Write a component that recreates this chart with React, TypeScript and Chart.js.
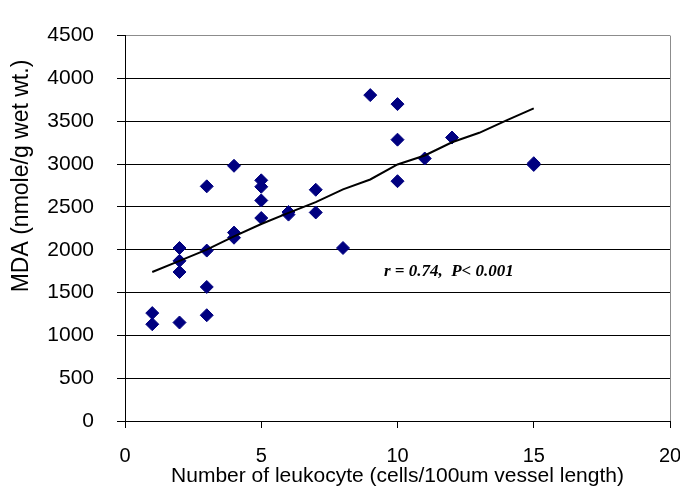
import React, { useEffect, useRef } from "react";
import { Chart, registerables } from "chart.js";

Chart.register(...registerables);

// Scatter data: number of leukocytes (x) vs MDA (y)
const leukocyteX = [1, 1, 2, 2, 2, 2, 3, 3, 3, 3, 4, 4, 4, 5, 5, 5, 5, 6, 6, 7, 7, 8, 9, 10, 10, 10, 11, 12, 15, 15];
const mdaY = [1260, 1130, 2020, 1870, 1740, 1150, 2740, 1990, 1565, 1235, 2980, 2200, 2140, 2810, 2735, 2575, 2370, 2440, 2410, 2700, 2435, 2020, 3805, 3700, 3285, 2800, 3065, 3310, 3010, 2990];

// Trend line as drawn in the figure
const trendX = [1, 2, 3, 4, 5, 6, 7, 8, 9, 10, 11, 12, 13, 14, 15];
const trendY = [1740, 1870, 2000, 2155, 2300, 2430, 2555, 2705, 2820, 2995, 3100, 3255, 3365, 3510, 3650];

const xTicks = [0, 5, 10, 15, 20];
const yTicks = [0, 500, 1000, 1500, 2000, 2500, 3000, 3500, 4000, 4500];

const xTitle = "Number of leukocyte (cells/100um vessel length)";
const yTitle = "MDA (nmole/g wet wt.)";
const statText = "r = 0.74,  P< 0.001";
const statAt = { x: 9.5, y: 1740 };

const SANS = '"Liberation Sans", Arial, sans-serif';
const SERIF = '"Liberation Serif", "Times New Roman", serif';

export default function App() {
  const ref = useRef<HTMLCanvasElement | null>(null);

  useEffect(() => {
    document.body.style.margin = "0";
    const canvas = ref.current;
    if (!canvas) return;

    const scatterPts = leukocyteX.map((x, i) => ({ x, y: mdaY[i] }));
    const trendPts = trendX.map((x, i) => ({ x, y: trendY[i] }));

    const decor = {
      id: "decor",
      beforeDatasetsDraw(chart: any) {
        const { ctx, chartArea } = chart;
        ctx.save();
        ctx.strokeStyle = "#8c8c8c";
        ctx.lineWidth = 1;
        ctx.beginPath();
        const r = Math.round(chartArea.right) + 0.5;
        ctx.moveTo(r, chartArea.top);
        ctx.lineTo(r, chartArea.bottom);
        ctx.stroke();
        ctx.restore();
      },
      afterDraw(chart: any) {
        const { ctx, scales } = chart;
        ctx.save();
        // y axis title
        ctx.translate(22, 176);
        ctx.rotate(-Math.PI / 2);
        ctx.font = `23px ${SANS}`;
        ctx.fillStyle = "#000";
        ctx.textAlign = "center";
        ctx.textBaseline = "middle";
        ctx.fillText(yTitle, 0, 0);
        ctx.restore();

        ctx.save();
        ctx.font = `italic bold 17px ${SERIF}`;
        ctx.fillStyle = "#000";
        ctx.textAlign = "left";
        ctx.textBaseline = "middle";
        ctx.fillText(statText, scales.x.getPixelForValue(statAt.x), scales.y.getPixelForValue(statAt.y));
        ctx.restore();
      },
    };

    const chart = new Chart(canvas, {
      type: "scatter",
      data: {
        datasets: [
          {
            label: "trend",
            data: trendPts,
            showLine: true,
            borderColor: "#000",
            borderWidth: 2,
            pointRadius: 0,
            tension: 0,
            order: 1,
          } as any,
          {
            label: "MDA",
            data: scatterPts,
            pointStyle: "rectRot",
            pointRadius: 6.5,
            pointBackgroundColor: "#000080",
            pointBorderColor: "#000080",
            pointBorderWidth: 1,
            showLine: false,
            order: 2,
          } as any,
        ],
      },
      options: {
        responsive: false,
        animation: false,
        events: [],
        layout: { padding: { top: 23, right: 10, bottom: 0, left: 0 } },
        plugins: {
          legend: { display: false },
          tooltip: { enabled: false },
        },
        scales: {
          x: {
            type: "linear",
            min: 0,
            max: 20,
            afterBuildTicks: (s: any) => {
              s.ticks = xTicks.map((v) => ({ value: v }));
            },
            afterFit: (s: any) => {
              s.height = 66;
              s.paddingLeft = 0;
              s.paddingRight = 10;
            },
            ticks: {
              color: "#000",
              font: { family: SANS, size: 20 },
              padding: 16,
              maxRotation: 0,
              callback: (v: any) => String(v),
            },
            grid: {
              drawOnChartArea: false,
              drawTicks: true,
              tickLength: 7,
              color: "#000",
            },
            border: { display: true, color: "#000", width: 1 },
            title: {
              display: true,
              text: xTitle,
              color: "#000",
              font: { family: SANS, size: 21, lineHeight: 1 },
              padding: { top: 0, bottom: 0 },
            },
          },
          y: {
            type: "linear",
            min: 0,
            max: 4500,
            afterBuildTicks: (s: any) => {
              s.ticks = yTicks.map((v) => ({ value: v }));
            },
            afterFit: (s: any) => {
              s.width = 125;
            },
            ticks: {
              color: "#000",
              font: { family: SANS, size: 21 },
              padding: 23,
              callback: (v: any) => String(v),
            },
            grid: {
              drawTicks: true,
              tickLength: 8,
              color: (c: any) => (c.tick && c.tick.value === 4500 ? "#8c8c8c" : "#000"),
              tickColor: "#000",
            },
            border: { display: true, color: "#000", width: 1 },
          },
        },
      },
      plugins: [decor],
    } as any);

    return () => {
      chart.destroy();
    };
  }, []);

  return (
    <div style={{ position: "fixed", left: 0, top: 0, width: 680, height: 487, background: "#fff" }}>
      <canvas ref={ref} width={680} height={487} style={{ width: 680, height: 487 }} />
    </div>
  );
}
==
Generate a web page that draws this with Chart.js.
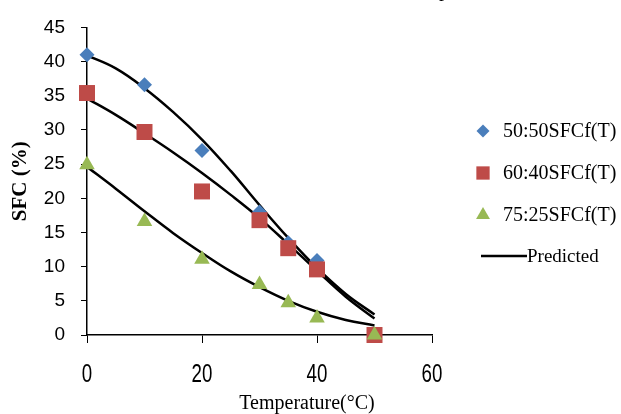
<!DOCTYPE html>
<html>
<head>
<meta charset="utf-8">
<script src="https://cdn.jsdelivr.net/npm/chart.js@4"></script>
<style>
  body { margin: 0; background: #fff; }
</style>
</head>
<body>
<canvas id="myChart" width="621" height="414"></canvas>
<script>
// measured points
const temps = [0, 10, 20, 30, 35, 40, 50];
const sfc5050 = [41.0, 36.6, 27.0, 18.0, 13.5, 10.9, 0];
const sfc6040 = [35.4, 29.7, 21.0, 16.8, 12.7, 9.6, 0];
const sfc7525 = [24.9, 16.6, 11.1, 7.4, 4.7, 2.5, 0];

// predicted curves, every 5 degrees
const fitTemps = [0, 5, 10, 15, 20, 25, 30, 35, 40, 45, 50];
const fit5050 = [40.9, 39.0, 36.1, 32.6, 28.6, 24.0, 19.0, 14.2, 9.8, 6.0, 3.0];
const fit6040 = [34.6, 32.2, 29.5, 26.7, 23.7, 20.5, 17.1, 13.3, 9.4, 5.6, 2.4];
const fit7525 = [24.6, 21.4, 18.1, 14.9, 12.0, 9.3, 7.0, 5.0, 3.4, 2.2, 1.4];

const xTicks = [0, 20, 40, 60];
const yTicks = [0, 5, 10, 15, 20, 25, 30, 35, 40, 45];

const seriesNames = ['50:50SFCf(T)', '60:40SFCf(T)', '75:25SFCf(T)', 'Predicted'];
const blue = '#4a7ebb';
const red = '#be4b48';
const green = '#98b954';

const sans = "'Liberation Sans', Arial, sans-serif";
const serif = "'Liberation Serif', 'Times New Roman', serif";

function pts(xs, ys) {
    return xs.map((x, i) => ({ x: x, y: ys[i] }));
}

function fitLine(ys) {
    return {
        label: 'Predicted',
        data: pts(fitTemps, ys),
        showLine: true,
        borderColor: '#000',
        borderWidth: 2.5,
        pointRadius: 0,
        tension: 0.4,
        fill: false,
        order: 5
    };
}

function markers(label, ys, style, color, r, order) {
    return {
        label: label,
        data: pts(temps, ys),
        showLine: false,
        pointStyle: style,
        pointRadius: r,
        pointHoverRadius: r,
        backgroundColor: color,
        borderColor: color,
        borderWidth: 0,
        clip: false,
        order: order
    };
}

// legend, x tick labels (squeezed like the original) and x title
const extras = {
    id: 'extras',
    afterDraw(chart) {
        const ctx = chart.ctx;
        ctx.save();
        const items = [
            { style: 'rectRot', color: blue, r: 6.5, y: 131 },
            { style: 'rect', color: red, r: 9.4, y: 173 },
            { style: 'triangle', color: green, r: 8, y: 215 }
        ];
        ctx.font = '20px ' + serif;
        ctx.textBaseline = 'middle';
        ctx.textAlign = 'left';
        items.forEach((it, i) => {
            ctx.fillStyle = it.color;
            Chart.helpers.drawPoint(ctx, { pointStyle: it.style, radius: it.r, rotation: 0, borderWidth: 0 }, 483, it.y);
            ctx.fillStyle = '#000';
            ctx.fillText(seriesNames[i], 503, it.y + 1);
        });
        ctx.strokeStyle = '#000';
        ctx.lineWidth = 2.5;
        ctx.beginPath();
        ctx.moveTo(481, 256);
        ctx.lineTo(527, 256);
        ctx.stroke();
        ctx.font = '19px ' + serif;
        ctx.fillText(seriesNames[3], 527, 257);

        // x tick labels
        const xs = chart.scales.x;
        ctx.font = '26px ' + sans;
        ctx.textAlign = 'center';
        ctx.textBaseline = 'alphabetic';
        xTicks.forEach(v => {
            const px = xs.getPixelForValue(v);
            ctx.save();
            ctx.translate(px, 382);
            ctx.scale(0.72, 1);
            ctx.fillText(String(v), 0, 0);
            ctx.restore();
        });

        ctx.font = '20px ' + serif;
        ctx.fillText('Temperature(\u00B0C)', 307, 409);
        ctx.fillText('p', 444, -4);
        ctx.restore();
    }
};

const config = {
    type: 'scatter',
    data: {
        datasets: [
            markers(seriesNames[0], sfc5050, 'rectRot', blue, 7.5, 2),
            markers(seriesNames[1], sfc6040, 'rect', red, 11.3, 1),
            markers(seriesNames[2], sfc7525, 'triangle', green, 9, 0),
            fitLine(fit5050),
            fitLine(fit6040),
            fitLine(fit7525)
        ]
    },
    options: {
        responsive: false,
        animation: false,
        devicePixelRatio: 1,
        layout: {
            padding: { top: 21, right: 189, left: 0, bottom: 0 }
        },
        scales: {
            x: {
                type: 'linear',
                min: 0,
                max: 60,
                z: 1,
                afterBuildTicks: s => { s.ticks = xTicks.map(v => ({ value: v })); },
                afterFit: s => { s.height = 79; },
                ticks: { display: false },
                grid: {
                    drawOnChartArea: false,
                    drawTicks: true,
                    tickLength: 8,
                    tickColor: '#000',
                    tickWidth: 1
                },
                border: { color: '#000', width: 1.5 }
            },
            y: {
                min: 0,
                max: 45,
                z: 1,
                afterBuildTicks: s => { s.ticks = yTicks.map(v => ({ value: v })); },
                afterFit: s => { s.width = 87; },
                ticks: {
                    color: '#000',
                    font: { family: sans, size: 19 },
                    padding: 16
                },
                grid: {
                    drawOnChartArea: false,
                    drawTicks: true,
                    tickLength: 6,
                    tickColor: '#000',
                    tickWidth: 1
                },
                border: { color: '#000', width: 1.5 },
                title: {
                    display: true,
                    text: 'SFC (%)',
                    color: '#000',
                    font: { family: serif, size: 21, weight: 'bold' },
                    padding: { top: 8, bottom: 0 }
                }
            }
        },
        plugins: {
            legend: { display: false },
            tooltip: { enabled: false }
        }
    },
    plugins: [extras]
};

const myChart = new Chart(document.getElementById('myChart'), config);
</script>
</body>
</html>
...
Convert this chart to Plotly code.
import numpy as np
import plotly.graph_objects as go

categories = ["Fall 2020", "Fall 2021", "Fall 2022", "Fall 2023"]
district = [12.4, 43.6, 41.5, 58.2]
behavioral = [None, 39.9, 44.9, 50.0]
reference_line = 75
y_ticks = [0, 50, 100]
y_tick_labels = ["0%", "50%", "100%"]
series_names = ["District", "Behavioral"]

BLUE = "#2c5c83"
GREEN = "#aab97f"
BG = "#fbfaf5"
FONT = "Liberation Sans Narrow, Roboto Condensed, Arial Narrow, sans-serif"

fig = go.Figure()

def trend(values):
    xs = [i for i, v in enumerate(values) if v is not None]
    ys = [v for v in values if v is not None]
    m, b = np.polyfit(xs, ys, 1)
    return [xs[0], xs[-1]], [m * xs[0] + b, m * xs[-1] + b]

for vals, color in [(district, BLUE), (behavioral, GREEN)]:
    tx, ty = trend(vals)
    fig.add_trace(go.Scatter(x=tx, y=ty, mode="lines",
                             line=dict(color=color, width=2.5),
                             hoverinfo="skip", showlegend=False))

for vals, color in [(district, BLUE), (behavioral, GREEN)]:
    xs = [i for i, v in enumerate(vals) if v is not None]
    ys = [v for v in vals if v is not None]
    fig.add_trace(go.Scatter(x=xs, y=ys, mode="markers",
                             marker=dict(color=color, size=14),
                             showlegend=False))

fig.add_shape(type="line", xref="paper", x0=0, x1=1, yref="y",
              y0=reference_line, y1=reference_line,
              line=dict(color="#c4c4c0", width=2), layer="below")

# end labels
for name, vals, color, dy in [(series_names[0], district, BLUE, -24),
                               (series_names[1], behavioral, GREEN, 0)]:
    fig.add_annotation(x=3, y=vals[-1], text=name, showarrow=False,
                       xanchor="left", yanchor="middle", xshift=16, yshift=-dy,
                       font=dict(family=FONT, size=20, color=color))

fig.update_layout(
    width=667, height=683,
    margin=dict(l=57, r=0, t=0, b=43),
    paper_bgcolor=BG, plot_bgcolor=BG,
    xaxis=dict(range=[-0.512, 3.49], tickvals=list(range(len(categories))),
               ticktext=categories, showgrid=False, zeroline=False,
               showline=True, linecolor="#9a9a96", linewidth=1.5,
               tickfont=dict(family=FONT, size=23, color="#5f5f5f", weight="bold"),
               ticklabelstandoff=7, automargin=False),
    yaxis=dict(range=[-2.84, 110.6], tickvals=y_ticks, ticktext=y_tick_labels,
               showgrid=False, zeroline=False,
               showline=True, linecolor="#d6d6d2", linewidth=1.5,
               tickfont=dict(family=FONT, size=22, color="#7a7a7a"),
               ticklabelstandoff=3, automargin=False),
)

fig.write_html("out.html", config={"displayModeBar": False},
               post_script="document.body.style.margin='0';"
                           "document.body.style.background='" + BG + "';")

Task statement: Copy word for word only the lines above from the one with "Write a component" through the one with "9.5, y: 1740". Leave pictures out.

Problem solution:
Write a component that recreates this chart with React, TypeScript and Chart.js.
import React, { useEffect, useRef } from "react";
import { Chart, registerables } from "chart.js";

Chart.register(...registerables);

// Scatter data: number of leukocytes (x) vs MDA (y)
const leukocyteX = [1, 1, 2, 2, 2, 2, 3, 3, 3, 3, 4, 4, 4, 5, 5, 5, 5, 6, 6, 7, 7, 8, 9, 10, 10, 10, 11, 12, 15, 15];
const mdaY = [1260, 1130, 2020, 1870, 1740, 1150, 2740, 1990, 1565, 1235, 2980, 2200, 2140, 2810, 2735, 2575, 2370, 2440, 2410, 2700, 2435, 2020, 3805, 3700, 3285, 2800, 3065, 3310, 3010, 2990];

// Trend line as drawn in the figure
const trendX = [1, 2, 3, 4, 5, 6, 7, 8, 9, 10, 11, 12, 13, 14, 15];
const trendY = [1740, 1870, 2000, 2155, 2300, 2430, 2555, 2705, 2820, 2995, 3100, 3255, 3365, 3510, 3650];

const xTicks = [0, 5, 10, 15, 20];
const yTicks = [0, 500, 1000, 1500, 2000, 2500, 3000, 3500, 4000, 4500];

const xTitle = "Number of leukocyte (cells/100um vessel length)";
const yTitle = "MDA (nmole/g wet wt.)";
const statText = "r = 0.74,  P< 0.001";
const statAt = { x: 9.5, y: 1740 };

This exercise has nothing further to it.